Regrets? For Some Homeowners During Pandemic, a Few
A new survey from LendEDU, Hoboken, N.J., finds more than half of new homeowners regret taking out a mortgage during the coronavirus pandemic, with most of them citing a job layoff as the reason for their angst.
The LendEDU survey of 1,000 homeowners with a mortgage also found that many homeowners have taken advantage of current mortgage rates by refinancing during the pandemic, while pandemic forbearance agreements are leading to incorrect negative credit marks.
“It’s especially interesting to think that many consumers might be jumping the gun on a mortgage due to low rates only to end up struggling to make mortgage payments each month due to the poor economy,” said Mike Brown, Director of Communications with LendEDU and the report’s author.
Key findings of the report (https://lendedu.com/blog/mortgages-during-coronavirus-report/):
–Among Americans who became homeowners during the pandemic, 54% wanted to take advantage of the currently low mortgage rates, while 15% wanted to move out of a location hit hard by the coronavirus pandemic, such as New York City.
–Among new homeowners, 55% now regret becoming a homeowner during the pandemic, with 30% citing subsequent financial struggles.
–54% of all homeowners (took out a mortgage either before or during the pandemic) who have agreed pandemic forbearance or a reduced monthly minimum payment have seen incorrect negative marks on their credit report.
–26% of all homeowners have refinanced their mortgage during the pandemic, with 90% receiving a lower interest rate than before.

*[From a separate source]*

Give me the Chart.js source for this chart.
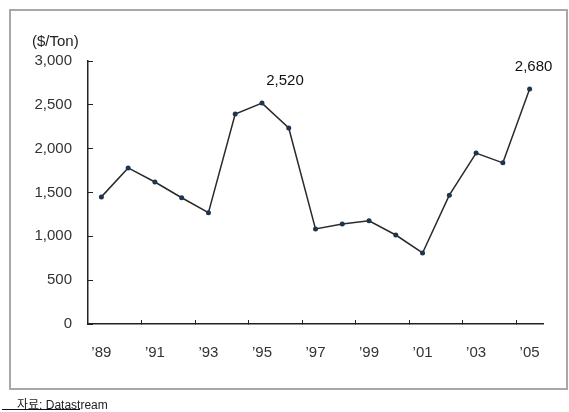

–17% of all homeowners have struggled to pay their mortgage due to getting laid off, while 20% have struggled due to general financial difficulties during the pandemic recession.
–Only 58% of all homeowners indicated they have not struggled to make mortgage payments during the pandemic.
–16% of all homeowners have agreed to pandemic forbearance with their mortgage lender, while 11% have agreed to a reduced monthly minimum payment. Those percentages are 18% and 25% for only new homeowners.
The coronavirus pandemic has shut down countless small businesses, laid off millions of Americans, and tanked the economy into a recession,” the report said. “Strangely enough, however, this unprecedented moment in history can also be characterized by a red-hot real estate market. With mortgage interest rates at all-time lows throughout the pandemic, homebuyers have come out in droves.”
The report, which sources data from the Mortgage Bankers Association, noted mortgage lenders have demonstrated flexibility and an understanding of the current financial circumstances by agreeing to temporary forbearance periods or reduced monthly payment requirements. “It appears this is especially true for those who took out a mortgage during the pandemic, as our survey found 18% have been granted pandemic forbearance, while 25% have agreed to a reduced monthly minimum mortgage payment,” it said.